At 90, Native Alaska woman will be 1st counted in US Census
TOKSOOK BAY, Alaska — Lizzie Chimiugak has lived for 90 years in the windswept western wilds of Alaska, born to a nomadic family who lived in mud homes and followed where the good hunting and fishing led.
Her home now is an outpost on the Bering Sea, Toksook Bay, and she is about to become the most well-known woman in the tiny town, where at 90 she is considered an elder: She will be the first person counted in the U.S. Census, taken every 10 years to apportion representation in Congress and federal money.
“Elders that were before me, if they didn’t die too early, I wouldn’t have been the first person counted,” Lizzie Chimiugak said, speaking Yup’ik language of Yugtun, with family members serving as interpreters. “Right now, they’re considering me as an elder, and they’re asking me questions I’m trying my best to give answers to, or to talk about what it means to be an elder.”

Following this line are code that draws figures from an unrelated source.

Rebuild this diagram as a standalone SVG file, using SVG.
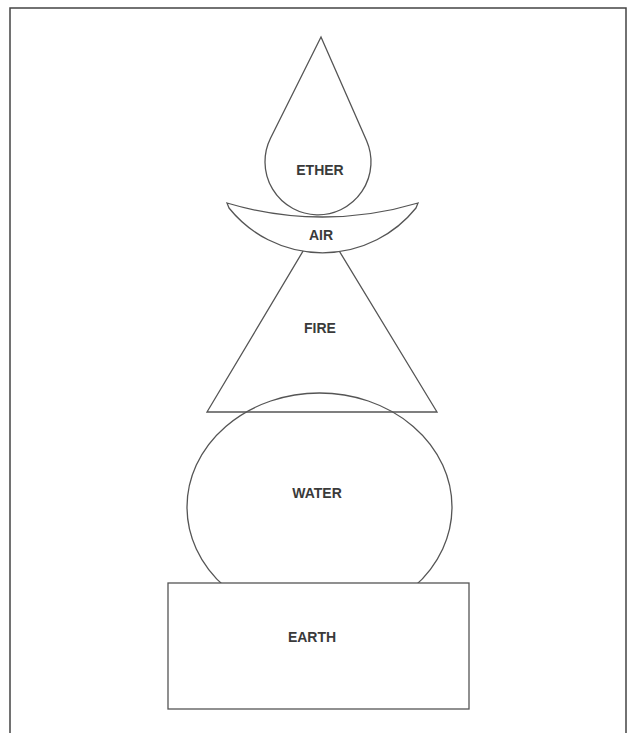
<svg xmlns="http://www.w3.org/2000/svg" width="633" height="733" viewBox="0 0 633 733">
<style>
.s{fill:none;stroke:#555;stroke-width:1.3}
.w{fill:#fff;stroke:#555;stroke-width:1.3}
.t{font-family:"Liberation Sans",Arial,sans-serif;font-size:14px;font-weight:bold;fill:#3a3a3a;text-anchor:middle}
</style>
<rect width="633" height="733" fill="#fff"/>
<path d="M10,740 V8 H626 V740" fill="none" stroke="#444" stroke-width="1.5"/>
<g id="fire">
<polygon class="w" points="207,412 437,412 321,221"/>
<text class="t" x="320" y="333">FIRE</text>
</g>
<g id="water">
<ellipse class="s" cx="319.5" cy="507" rx="132.5" ry="114"/>
</g>
<g id="earth">
<rect class="w" x="168" y="583" width="301" height="126"/>
<text class="t" x="312" y="642">EARTH</text>
</g>
<g id="ether">
<path class="w" d="M321,37 L270.5,138.3 A53,53 0 1 0 366.6,140.7 Z"/>
<text class="t" x="320" y="175">ETHER</text>
</g>
<g id="air">
<path class="w" d="M227,203 A333,333 0 0 0 418,203 L416,208 A120,120 0 0 1 229,208 Z"/>
<text class="t" x="321" y="240">AIR</text>
</g>
<g id="water-label">
<text class="t" x="317" y="498">WATER</text>
</g>
<g id="connectors"/>
</svg>
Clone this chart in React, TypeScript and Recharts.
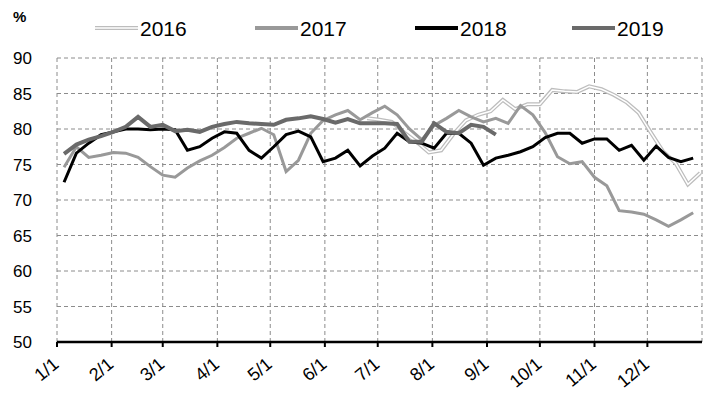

The decennial U.S. census has started in rural Alaska, out of tradition and necessity, ever since the U.S. purchased the territory from Russia in 1867. The ground is still frozen, which allows easier access before the spring melt makes many areas inaccessible to travel and residents scatter to subsistence hunting and fishing grounds. The mail service is spotty in rural Alaska and the internet connectivity unreliable, which makes door-to-door surveying important.